Ponieważ zdjęcia plenerowe wymagały pewnego wysiłku fizycznego, aktorom zafundowano krótką, acz intensywną szkołę przetrwania w lesie pod okiem duńskich żołnierzy.
– Z przygotowaniami do serialu było trochę jak z powrotem do siłowni po dłuższej przerwie, kiedy zdajesz sobie sprawę, że już nie jesteś w dobrej formie i tylko sobie myślisz: kuuurde… OK, trzeba zacząć od początku. Tak było z nami, kiedy w ramach treningu przed zdjęciami biegaliśmy po wzgórzu w górę i w dół z pełnym umundurowaniu. Było ze 25 stopni i wszyscy skończyliśmy, rzygając na tym wzgórzu – obrazowo objaśnił Lukas Løkken.
Aktor zarzekał się, że gdyby kiedyś wybuchła w Danii apokalipsa, wiedziałby bardzo dobrze kogo zabrać ze sobą do bunkra.
– Naszą szkołę przetrwania odbyliśmy w lesie z dwoma snajperami, z których każdy był jakieś pięć razy w Afganistanie. Zabrałbym jednego z tych kolesi. Zamknąłbym drzwi, umieścił przy nich Daniela z karabinem i mógłbym sobie uciąć drzemkę – śmiał się Løkken.
Twórcy z kolei opowiadali o tym, jak duńska pogoda, która bardzo często jest deszczowa, psuła im plany podczas zdjęć. Wymyślili iście biblijną apokalipsę z deszczem jako śmiercionośną siłą i natura nie pozwalała im jej pokazać tak, jak chcieli.
– Zdjęcia w większości powstawały zeszłego lata i to było najbardziej deszczowe lato od 35 lat. Zdarzało się, że mieliśmy parę dni bez deszczu, ale generalnie padało cały czas. A my próbowaliśmy zrobić serial o świecie, w którym deszcz jest niebezpieczny! Co więcej – mówię absolutnie serio – kiedy mieliśmy zaplanowane zdjęcia w deszczu, przez cztery dni akurat nie padało. Więc co wtedy zrobiliśmy? Tworzyliśmy sztuczny deszcz! – śmiał się Christian Potalivo.

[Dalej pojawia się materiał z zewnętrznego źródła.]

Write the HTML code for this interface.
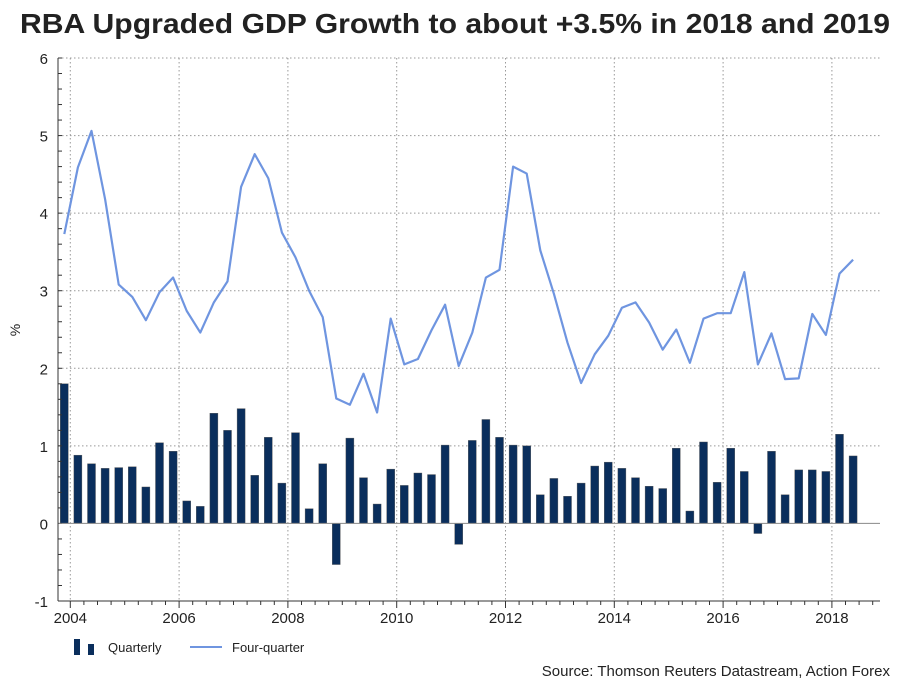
<!DOCTYPE html>
<html><head><meta charset="utf-8"><style>
body{margin:0;background:#fff;font-family:"Liberation Sans",sans-serif;}
svg text{font-family:"Liberation Sans",sans-serif;}
</style></head><body>
<svg id="c" width="909" height="682" xmlns="http://www.w3.org/2000/svg">
<text x="455" y="33" text-anchor="middle" font-size="28" font-weight="bold" fill="#222" textLength="870" lengthAdjust="spacingAndGlyphs">RBA Upgraded GDP Growth to about +3.5% in 2018 and 2019</text>
<g id="grid"></g><g id="bars"></g><g id="line"></g><g id="axes"></g>
<text transform="translate(20,330) rotate(-90)" text-anchor="middle" font-size="14" fill="#222">%</text>
<g>
<g><rect x="74" y="639" width="6" height="16" fill="#0a2e5c"/><rect x="88" y="644" width="6" height="11" fill="#0a2e5c"/><text x="108" y="652" font-size="13" fill="#222">Quarterly</text></g>
<g><line x1="190" y1="647" x2="222" y2="647" stroke="#6f95e0" stroke-width="2"/><text x="232" y="652" font-size="13" fill="#222">Four-quarter</text></g>
</g>
<text x="890" y="676" text-anchor="end" font-size="15" fill="#222">Source: Thomson Reuters Datastream, Action Forex</text>
</svg>
<script>
const yTicks=[6,5,4,3,2,1,0,-1];
const xYears=[2004,2006,2008,2010,2012,2014,2016,2018];
const quarterly=[1.80,0.88,0.77,0.71,0.72,0.73,0.47,1.04,0.93,0.29,0.22,1.42,1.20,1.48,0.62,1.11,0.52,1.17,0.19,0.77,-0.53,1.10,0.59,0.25,0.70,0.49,0.65,0.63,1.01,-0.27,1.07,1.34,1.11,1.01,1.00,0.37,0.58,0.35,0.52,0.74,0.79,0.71,0.59,0.48,0.45,0.97,0.16,1.05,0.53,0.97,0.67,-0.13,0.93,0.37,0.69,0.69,0.67,1.15,0.87];
const fourQuarter=[3.73,4.59,5.06,4.18,3.08,2.92,2.62,2.98,3.17,2.74,2.46,2.85,3.12,4.34,4.76,4.45,3.75,3.43,3.00,2.66,1.61,1.53,1.93,1.43,2.64,2.05,2.12,2.49,2.82,2.03,2.46,3.17,3.27,4.60,4.51,3.52,2.96,2.33,1.81,2.18,2.42,2.78,2.85,2.59,2.24,2.50,2.07,2.64,2.71,2.71,3.24,2.05,2.45,1.86,1.87,2.70,2.43,3.22,3.40];
const NS='http://www.w3.org/2000/svg';
const L=58,R=880,T=58,B=601;
function y(v){return T+(6-v)*(B-T)/7;}
function xYear(t){return 70.3+(t-2004)*54.4;}
function xIdx(i){return 64.3+i*13.6;}
function mk(tag,attrs,parent){const e=document.createElementNS(NS,tag);for(const k in attrs)e.setAttribute(k,attrs[k]);parent.appendChild(e);return e;}
const grid=document.getElementById('grid'),axes=document.getElementById('axes'),bars=document.getElementById('bars'),line=document.getElementById('line');
yTicks.forEach(v=>{
  if(v!==0&&v!==-1){const g=mk('line',{x1:L,x2:R,y1:y(v),y2:y(v),stroke:'#999','stroke-dasharray':'1.5,2.5'},grid);
  
  }
  const t=mk('text',{x:L-10,y:y(v)+6,'text-anchor':'end','font-size':'15',fill:'#222'},axes);t.textContent=v;
  
  
});
for(let v=-1;v<=6.001;v+=0.2){mk('line',{x1:L,x2:L+4,y1:y(v),y2:y(v),stroke:'#333'},axes);}
xYears.forEach(yr=>{
  const g=mk('line',{x1:xYear(yr),x2:xYear(yr),y1:T,y2:B,stroke:'#999','stroke-dasharray':'1.5,2.5'},grid);
  
  
  const t=mk('text',{x:xYear(yr),y:B+22,'text-anchor':'middle','font-size':'15',fill:'#222'},axes);t.textContent=yr;
  
  
});
for(let q=2003.75;q<=2019;q+=0.25){const x=xYear(q);if(x>L&&x<=R)mk('line',{x1:x,x2:x,y1:B,y2:B+(Math.abs(q-Math.round(q/2)*2)<0.01?7:4),stroke:'#333'},axes);}
mk('line',{x1:L,x2:R,y1:y(0),y2:y(0),stroke:'#888','stroke-width':1},axes);
mk('line',{x1:L,x2:L,y1:T,y2:B,stroke:'#333'},axes);
mk('line',{x1:L,x2:R,y1:B,y2:B,stroke:'#333'},axes);
quarterly.forEach((v,i)=>{
  const r=mk('rect',{x:xIdx(i)-4,y:Math.min(y(v),y(0)),width:8,height:Math.abs(y(v)-y(0)),fill:'#0a2e5c',stroke:'#555','stroke-width':0.4},bars);
  
  
});
const p=mk('polyline',{points:fourQuarter.map((v,i)=>xIdx(i)+','+y(v)).join(' '),fill:'none',stroke:'#6f95e0','stroke-width':2.2,'stroke-linejoin':'round'},line);


</script>
</body></html>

Post udostępniony przez Sonny Lindberg (@sonny.lindberg)
Oprócz zmiennej pogody i wysiłku fizycznego wyzwaniem dla młodych duńskich aktorów okazał się angielski dubbing, który sami nagrywali. 17-letni Lucas Lynggaard Tønnesen opowiadał, że nigdy w życiu czegoś takiego nie robił i na początku miał problem z przeniesieniem emocji, które odgrywał na planie, ale w końcu do tego przywykł. A kiedy Netflix udostępnił im odcinki, zaczął oglądać zdubbingowane "The Rain" w różnych językach.

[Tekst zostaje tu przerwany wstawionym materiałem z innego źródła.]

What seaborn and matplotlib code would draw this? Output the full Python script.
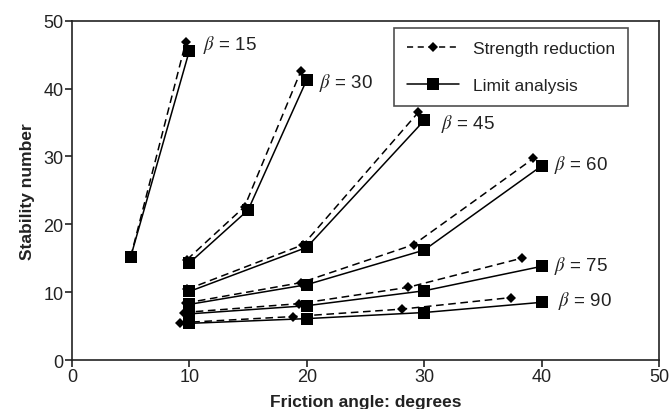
import numpy as np
import pandas as pd
import matplotlib
matplotlib.use("Agg")
import matplotlib.pyplot as plt
from matplotlib.lines import Line2D
import seaborn as sns

# ---- data ----
betas = [15, 30, 45, 60, 75, 90]

la_phi = {15: [5, 10], 30: [10, 15, 20], 45: [10, 20, 30],
          60: [10, 20, 30, 40], 75: [10, 20, 30, 40], 90: [10, 20, 30, 40]}
la_N = {15: [15.2, 45.6], 30: [14.3, 22.1, 41.3], 45: [10.1, 16.6, 35.3],
        60: [8.2, 11.1, 16.2, 28.6], 75: [6.8, 8.0, 10.2, 13.8], 90: [5.4, 6.1, 7.0, 8.5]}

sr_phi = {15: [5, 9.7], 30: [9.8, 14.7, 19.5], 45: [9.8, 19.7, 29.5],
          60: [9.7, 19.5, 29.1, 39.3], 75: [9.5, 19.3, 28.6, 38.3], 90: [9.2, 18.8, 28.1, 37.4]}
sr_N = {15: [15.2, 46.9], 30: [14.8, 22.6, 42.6], 45: [10.4, 17.0, 36.5],
        60: [8.4, 11.4, 17.0, 29.7], 75: [7.0, 8.3, 10.7, 15.0], 90: [5.5, 6.4, 7.5, 9.2]}

label_x = [11.2, 21.0, 31.4, 41.1, 41.1, 41.4]
label_y = [46.5, 41.0, 35.0, 28.9, 14.0, 8.8]

x_ticks = [0, 10, 20, 30, 40, 50]
y_ticks = [0, 10, 20, 30, 40, 50]

rows = []
for b in betas:
    for p, n in zip(la_phi[b], la_N[b]):
        rows.append(("Limit analysis", b, p, n))
    for p, n in zip(sr_phi[b], sr_N[b]):
        rows.append(("Strength reduction", b, p, n))
df = pd.DataFrame(rows, columns=["method", "beta", "phi", "N"])

# ---- plot ----
sns.set_theme(style="white")
plt.rcParams["font.family"] = ["Liberation Sans", "DejaVu Sans"]
plt.rcParams["mathtext.fontset"] = "stix"

fig = plt.figure(figsize=(6.69, 4.10), dpi=100)
ax = fig.add_axes([0.1076, 0.1195, 0.8774, 0.8275])

sns.lineplot(data=df[df.method == "Strength reduction"], x="phi", y="N",
             units="beta", estimator=None, color="black", linewidth=1.1,
             linestyle=(0, (5, 3)), marker="D", markersize=5,
             markeredgewidth=0, ax=ax, legend=False)
sns.lineplot(data=df[df.method == "Limit analysis"], x="phi", y="N",
             units="beta", estimator=None, color="black", linewidth=1.1,
             marker="s", markersize=8.5, markeredgewidth=0, ax=ax, legend=False)

for b, lx, ly in zip(betas, label_x, label_y):
    ax.text(lx, ly, r"$\beta$ = %d" % b, fontsize=13.5, color="#222222",
            va="center", ha="left")

ax.set_xlim(0, 50)
ax.set_ylim(0, 50)
ax.set_xticks(x_ticks)
ax.set_yticks(y_ticks)
ax.tick_params(axis="both", direction="out", length=5, width=1.2,
               labelsize=13, colors="#222222", pad=1, bottom=True, left=True)
for s in ax.spines.values():
    s.set_color("#222222")
    s.set_linewidth(1.2)

ax.set_xlabel("Friction angle: degrees", fontsize=12.5, fontweight="bold",
              color="#222222", labelpad=6)
ax.set_ylabel("Stability number", fontsize=12.5, fontweight="bold",
              color="#222222", labelpad=6)

handles = [
    Line2D([], [], color="black", linewidth=1.1, linestyle=(0, (4, 3)),
           marker="D", markersize=5, markeredgewidth=0),
    Line2D([], [], color="black", linewidth=1.1, marker="s", markersize=8.5,
           markeredgewidth=0),
]
leg = ax.legend(handles, ["Strength reduction", "Limit analysis"],
                loc="upper right", bbox_to_anchor=(0.947, 0.978),
                fontsize=12.5, frameon=True, fancybox=False, handlelength=3.0,
                labelspacing=1.25, borderpad=0.75, handletextpad=0.8,
                borderaxespad=0)
leg.get_frame().set_edgecolor("#222222")
leg.get_frame().set_linewidth(1.2)
for t in leg.get_texts():
    t.set_color("#222222")

fig.savefig("out.png", dpi=100)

– Oglądałem już serial z dubbingiem, kiedy byliśmy na konferencji Netfliksa w Rzymie. Obejrzałem też fragmenty po włosku, hiszpańsku, niemiecku – w każdym możliwym języku, w jakim byliśmy zdubbingowani – i brzmiało to przezabawnie! Jeden z tych gości, chyba Włoch, brzmiał dokładnie tak jak ja. Aż zacząłem się zastanawiać, czy przypadkiem nie zrobiłem też dubbingu po włosku i o tym nie zapomniałem. Wrażenie jest naprawdę specyficzne: nie mam pojęcia, co tutaj mówię, ale brzmi super! – entuzjazmował się odtwórca roli Rasmusa.
Wszyscy zapewniali, że chcieliby wrócić do świata "The Rain" i liczą na 2. sezon. Zamówienia na razie jeszcze nie ma, ale sądząc po szumie, jaki duńska apokalipsa wywołała w mediach społecznościowych na całym świecie, to tylko kwestia czasu.
"The Rain" jest dostępny w serwisie Netflix.